▸ REQUIRED TASK: Only the lines from the start of the data to the line containing "import plotly.graph_objects as go", both included, should be output, exactly and without pictures.

>> Start GIVEN DATA

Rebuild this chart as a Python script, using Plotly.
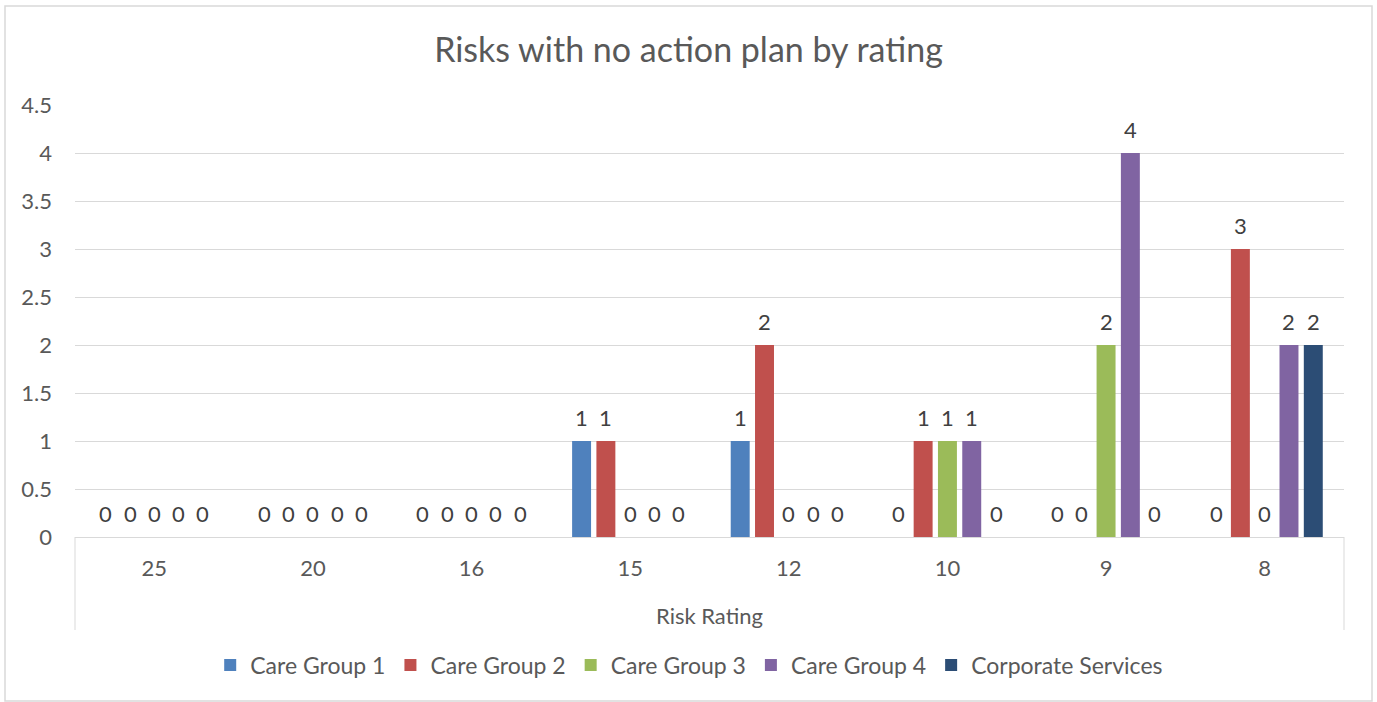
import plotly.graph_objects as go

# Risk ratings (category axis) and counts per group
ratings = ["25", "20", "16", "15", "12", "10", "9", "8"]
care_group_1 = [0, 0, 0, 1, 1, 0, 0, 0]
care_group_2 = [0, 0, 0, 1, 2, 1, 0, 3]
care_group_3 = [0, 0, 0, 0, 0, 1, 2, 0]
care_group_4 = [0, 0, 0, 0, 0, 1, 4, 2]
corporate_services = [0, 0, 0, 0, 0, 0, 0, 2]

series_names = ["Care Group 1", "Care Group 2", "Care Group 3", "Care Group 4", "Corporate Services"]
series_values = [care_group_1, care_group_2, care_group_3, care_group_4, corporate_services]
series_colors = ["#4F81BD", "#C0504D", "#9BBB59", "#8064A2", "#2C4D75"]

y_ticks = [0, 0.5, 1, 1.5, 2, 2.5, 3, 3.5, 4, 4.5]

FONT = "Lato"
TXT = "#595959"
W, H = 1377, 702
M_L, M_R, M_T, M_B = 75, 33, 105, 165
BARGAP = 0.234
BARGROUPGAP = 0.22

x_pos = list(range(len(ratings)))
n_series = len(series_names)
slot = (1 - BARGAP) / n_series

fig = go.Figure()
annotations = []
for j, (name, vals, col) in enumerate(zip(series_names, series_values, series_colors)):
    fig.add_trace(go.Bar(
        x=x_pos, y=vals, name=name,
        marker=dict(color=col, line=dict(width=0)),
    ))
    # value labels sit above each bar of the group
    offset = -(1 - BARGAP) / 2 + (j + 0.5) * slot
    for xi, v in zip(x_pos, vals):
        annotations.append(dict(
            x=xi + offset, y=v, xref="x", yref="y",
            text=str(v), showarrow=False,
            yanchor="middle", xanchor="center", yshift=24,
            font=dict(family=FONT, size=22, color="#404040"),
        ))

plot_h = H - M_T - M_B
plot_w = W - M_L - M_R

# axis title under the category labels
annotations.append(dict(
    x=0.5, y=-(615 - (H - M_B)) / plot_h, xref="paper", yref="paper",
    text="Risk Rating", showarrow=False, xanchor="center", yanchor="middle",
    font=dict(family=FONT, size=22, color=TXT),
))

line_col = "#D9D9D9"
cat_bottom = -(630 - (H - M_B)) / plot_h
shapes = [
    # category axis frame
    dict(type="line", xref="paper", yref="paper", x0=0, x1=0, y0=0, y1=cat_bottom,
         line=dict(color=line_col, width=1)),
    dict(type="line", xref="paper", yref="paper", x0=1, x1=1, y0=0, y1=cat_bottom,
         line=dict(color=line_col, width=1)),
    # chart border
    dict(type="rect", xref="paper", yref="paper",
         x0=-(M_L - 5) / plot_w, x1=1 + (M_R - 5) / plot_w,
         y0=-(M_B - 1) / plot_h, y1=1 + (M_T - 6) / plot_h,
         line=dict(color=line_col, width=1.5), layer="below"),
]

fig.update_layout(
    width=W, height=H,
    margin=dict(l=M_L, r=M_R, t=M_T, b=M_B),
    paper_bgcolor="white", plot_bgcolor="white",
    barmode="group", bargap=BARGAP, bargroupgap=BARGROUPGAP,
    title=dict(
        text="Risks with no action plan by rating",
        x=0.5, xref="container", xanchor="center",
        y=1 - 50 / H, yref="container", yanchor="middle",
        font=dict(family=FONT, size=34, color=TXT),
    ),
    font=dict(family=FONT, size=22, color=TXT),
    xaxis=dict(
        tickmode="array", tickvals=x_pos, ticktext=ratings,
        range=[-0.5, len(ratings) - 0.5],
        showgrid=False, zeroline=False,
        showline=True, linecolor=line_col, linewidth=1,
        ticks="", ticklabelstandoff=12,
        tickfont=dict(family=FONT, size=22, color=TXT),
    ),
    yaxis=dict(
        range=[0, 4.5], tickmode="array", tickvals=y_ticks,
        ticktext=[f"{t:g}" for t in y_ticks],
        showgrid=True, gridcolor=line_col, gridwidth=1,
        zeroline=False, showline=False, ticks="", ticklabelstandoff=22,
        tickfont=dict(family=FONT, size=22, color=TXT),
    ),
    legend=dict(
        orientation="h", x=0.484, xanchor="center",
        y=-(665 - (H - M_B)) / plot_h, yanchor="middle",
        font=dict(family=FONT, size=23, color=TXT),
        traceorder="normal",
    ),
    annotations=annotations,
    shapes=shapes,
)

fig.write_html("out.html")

>> End GIVEN DATA

▸ SOLUTION BELOW:
Rebuild this chart as a Python script, using Plotly.
import plotly.graph_objects as go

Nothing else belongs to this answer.